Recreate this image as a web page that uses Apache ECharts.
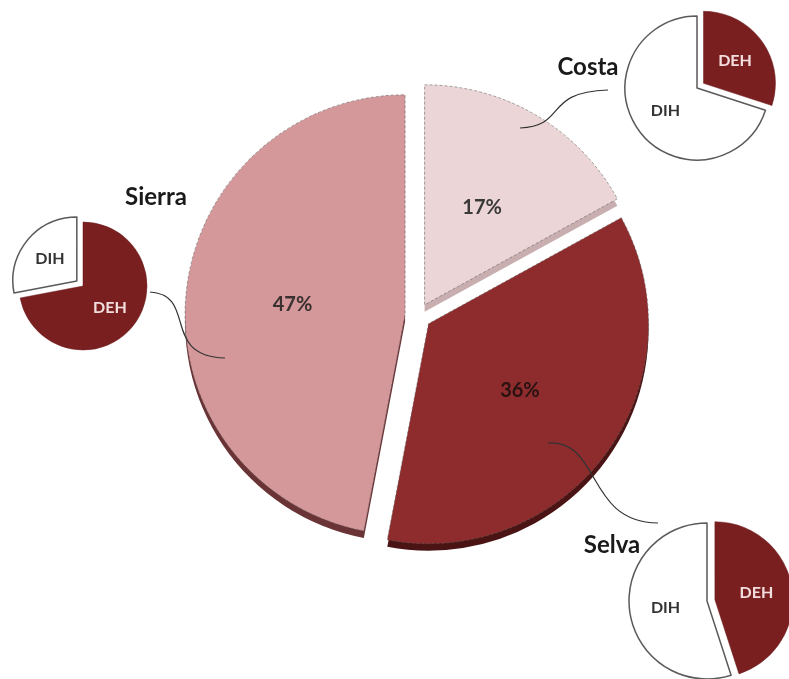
<!DOCTYPE html>
<html><head><meta charset="utf-8">
<script src="https://cdn.jsdelivr.net/npm/echarts@6/dist/echarts.min.js"></script>
<style>html,body{margin:0;padding:0;background:#fff}#c{width:789px;height:679px}</style>
</head><body><div id="c"></div>
<script>
// Main pie: share by region (%)
var regions = ['Costa', 'Selva', 'Sierra'];
var regionShare = [17, 36, 47];
// Sub pies: DEH / DIH split by region (%)
var subCategories = ['DEH', 'DIH'];
var costaSplit = [30, 70];
var sierraSplit = [72, 28];
var selvaSplit = [45, 55];

var FONT = 'Lato, "Open Sans", sans-serif';
var regionColors = {Costa: '#ECD5D7', Selva: '#8E2C2D', Sierra: '#D4989B'};
var regionSide = {Costa: '#C9AEB0', Selva: '#4A1414', Sierra: '#6A3335'};
var regionText = {Costa: '#3a3a3a', Selva: '#2a1212', Sierra: '#3a3030'};

var mainData = regions.map(function (r, i) {
  return {
    name: r, value: regionShare[i], selected: true,
    itemStyle: {color: regionColors[r], shadowColor: regionSide[r]},
    label: {color: regionText[r]}
  };
});
var outlineData = regions.map(function (r, i) {
  return {name: r, value: regionShare[i], selected: true};
});

function subData(split, explodeIdx) {
  return subCategories.map(function (c, i) {
    var isDEH = c === 'DEH';
    return {
      name: c, value: split[i], selected: i === explodeIdx,
      itemStyle: {
        color: isDEH ? '#7A1F20' : '#ffffff',
        borderColor: isDEH ? '#6a1a1a' : '#5a5a5a',
        borderWidth: isDEH ? 0.5 : 1.5
      },
      label: {color: isDEH ? '#f3dede' : '#333333'}
    };
  });
}

function subPie(center, radius, split, explodeIdx) {
  return {
    type: 'pie', center: center, radius: radius, startAngle: 90,
    selectedMode: 'multiple', selectedOffset: 8, animation: false, silent: true,
    label: {show: true, position: 'inner', formatter: '{b}', fontFamily: FONT, fontWeight: 'bold', fontSize: 16},
    labelLine: {show: false},
    data: subData(split, explodeIdx)
  };
}

var chart = echarts.init(document.getElementById('c'), null, {renderer: 'canvas'});
chart.setOption({
  backgroundColor: '#ffffff',
  animation: false,
  series: [
    {
      type: 'pie', center: [418, 316], radius: 220, startAngle: 90,
      selectedMode: 'multiple', selectedOffset: 13, silent: true,
      itemStyle: {borderWidth: 0, shadowBlur: 0, shadowOffsetX: 0, shadowOffsetY: 7},
      label: {show: true, position: 'inner', fontFamily: FONT, fontWeight: 'bold', fontSize: 20,
        formatter: function (p) { return p.value + '%'; }},
      labelLine: {show: false},
      data: mainData
    },
    {
      type: 'pie', center: [418, 316], radius: 220, startAngle: 90, z: 3,
      selectedMode: 'multiple', selectedOffset: 13, silent: true,
      itemStyle: {color: 'rgba(0,0,0,0)', borderColor: 'rgba(95,95,95,0.55)', borderWidth: 1, borderType: [3, 2]},
      label: {show: false}, labelLine: {show: false},
      data: outlineData
    },
    subPie([697, 88], 72, costaSplit, 0),
    subPie([83, 286], 64, sierraSplit, 1),
    subPie([707, 601], 78, selvaSplit, 0)
  ],
  graphic: [
    {type: 'bezierCurve', z: 10, shape: {x1: 520, y1: 128, cpx1: 568, cpy1: 126, cpx2: 542, cpy2: 92, x2: 608, y2: 90},
      style: {stroke: '#333', lineWidth: 1.2, fill: null}},
    {type: 'bezierCurve', z: 10, shape: {x1: 150, y1: 292, cpx1: 198, cpy1: 295, cpx2: 160, cpy2: 356, x2: 225, y2: 358},
      style: {stroke: '#333', lineWidth: 1.2, fill: null}},
    {type: 'bezierCurve', z: 10, shape: {x1: 548, y1: 443, cpx1: 602, cpy1: 440, cpx2: 585, cpy2: 522, x2: 658, y2: 523},
      style: {stroke: '#333', lineWidth: 1.2, fill: null}},
    {type: 'text', z: 10, x: 588, y: 67, style: {text: 'Costa', fontFamily: FONT, fontWeight: 'bold', fontSize: 24, fill: '#1a1a1a', textAlign: 'center', textVerticalAlign: 'middle'}},
    {type: 'text', z: 10, x: 156, y: 197, style: {text: 'Sierra', fontFamily: FONT, fontWeight: 'bold', fontSize: 24, fill: '#1a1a1a', textAlign: 'center', textVerticalAlign: 'middle'}},
    {type: 'text', z: 10, x: 612, y: 545, style: {text: 'Selva', fontFamily: FONT, fontWeight: 'bold', fontSize: 24, fill: '#1a1a1a', textAlign: 'center', textVerticalAlign: 'middle'}}
  ]
});
</script>
</body></html>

## AIM
The material above must be printed exactly, with its pictures left out.

## OUTPUT
Recreate this image as a web page that uses Apache ECharts.
<!DOCTYPE html>
<html><head><meta charset="utf-8">
<script src="https://cdn.jsdelivr.net/npm/echarts@6/dist/echarts.min.js"></script>
<style>html,body{margin:0;padding:0;background:#fff}#c{width:789px;height:679px}</style>
</head><body><div id="c"></div>
<script>
// Main pie: share by region (%)
var regions = ['Costa', 'Selva', 'Sierra'];
var regionShare = [17, 36, 47];
// Sub pies: DEH / DIH split by region (%)
var subCategories = ['DEH', 'DIH'];
var costaSplit = [30, 70];
var sierraSplit = [72, 28];
var selvaSplit = [45, 55];

var FONT = 'Lato, "Open Sans", sans-serif';
var regionColors = {Costa: '#ECD5D7', Selva: '#8E2C2D', Sierra: '#D4989B'};
var regionSide = {Costa: '#C9AEB0', Selva: '#4A1414', Sierra: '#6A3335'};
var regionText = {Costa: '#3a3a3a', Selva: '#2a1212', Sierra: '#3a3030'};

var mainData = regions.map(function (r, i) {
  return {
    name: r, value: regionShare[i], selected: true,
    itemStyle: {color: regionColors[r], shadowColor: regionSide[r]},
    label: {color: regionText[r]}
  };
});
var outlineData = regions.map(function (r, i) {
  return {name: r, value: regionShare[i], selected: true};
});

function subData(split, explodeIdx) {
  return subCategories.map(function (c, i) {
    var isDEH = c === 'DEH';
    return {
      name: c, value: split[i], selected: i === explodeIdx,
      itemStyle: {
        color: isDEH ? '#7A1F20' : '#ffffff',
        borderColor: isDEH ? '#6a1a1a' : '#5a5a5a',
        borderWidth: isDEH ? 0.5 : 1.5
      },
      label: {color: isDEH ? '#f3dede' : '#333333'}
    };
  });
}

function subPie(center, radius, split, explodeIdx) {
  return {
    type: 'pie', center: center, radius: radius, startAngle: 90,
    selectedMode: 'multiple', selectedOffset: 8, animation: false, silent: true,
    label: {show: true, position: 'inner', formatter: '{b}', fontFamily: FONT, fontWeight: 'bold', fontSize: 16},
    labelLine: {show: false},
    data: subData(split, explodeIdx)
  };
}

var chart = echarts.init(document.getElementById('c'), null, {renderer: 'canvas'});
chart.setOption({
  backgroundColor: '#ffffff',
  animation: false,
  series: [
    {
      type: 'pie', center: [418, 316], radius: 220, startAngle: 90,
      selectedMode: 'multiple', selectedOffset: 13, silent: true,
      itemStyle: {borderWidth: 0, shadowBlur: 0, shadowOffsetX: 0, shadowOffsetY: 7},
      label: {show: true, position: 'inner', fontFamily: FONT, fontWeight: 'bold', fontSize: 20,
        formatter: function (p) { return p.value + '%'; }},
      labelLine: {show: false},
      data: mainData
    },
    {
      type: 'pie', center: [418, 316], radius: 220, startAngle: 90, z: 3,
      selectedMode: 'multiple', selectedOffset: 13, silent: true,
      itemStyle: {color: 'rgba(0,0,0,0)', borderColor: 'rgba(95,95,95,0.55)', borderWidth: 1, borderType: [3, 2]},
      label: {show: false}, labelLine: {show: false},
      data: outlineData
    },
    subPie([697, 88], 72, costaSplit, 0),
    subPie([83, 286], 64, sierraSplit, 1),
    subPie([707, 601], 78, selvaSplit, 0)
  ],
  graphic: [
    {type: 'bezierCurve', z: 10, shape: {x1: 520, y1: 128, cpx1: 568, cpy1: 126, cpx2: 542, cpy2: 92, x2: 608, y2: 90},
      style: {stroke: '#333', lineWidth: 1.2, fill: null}},
    {type: 'bezierCurve', z: 10, shape: {x1: 150, y1: 292, cpx1: 198, cpy1: 295, cpx2: 160, cpy2: 356, x2: 225, y2: 358},
      style: {stroke: '#333', lineWidth: 1.2, fill: null}},
    {type: 'bezierCurve', z: 10, shape: {x1: 548, y1: 443, cpx1: 602, cpy1: 440, cpx2: 585, cpy2: 522, x2: 658, y2: 523},
      style: {stroke: '#333', lineWidth: 1.2, fill: null}},
    {type: 'text', z: 10, x: 588, y: 67, style: {text: 'Costa', fontFamily: FONT, fontWeight: 'bold', fontSize: 24, fill: '#1a1a1a', textAlign: 'center', textVerticalAlign: 'middle'}},
    {type: 'text', z: 10, x: 156, y: 197, style: {text: 'Sierra', fontFamily: FONT, fontWeight: 'bold', fontSize: 24, fill: '#1a1a1a', textAlign: 'center', textVerticalAlign: 'middle'}},
    {type: 'text', z: 10, x: 612, y: 545, style: {text: 'Selva', fontFamily: FONT, fontWeight: 'bold', fontSize: 24, fill: '#1a1a1a', textAlign: 'center', textVerticalAlign: 'middle'}}
  ]
});
</script>
</body></html>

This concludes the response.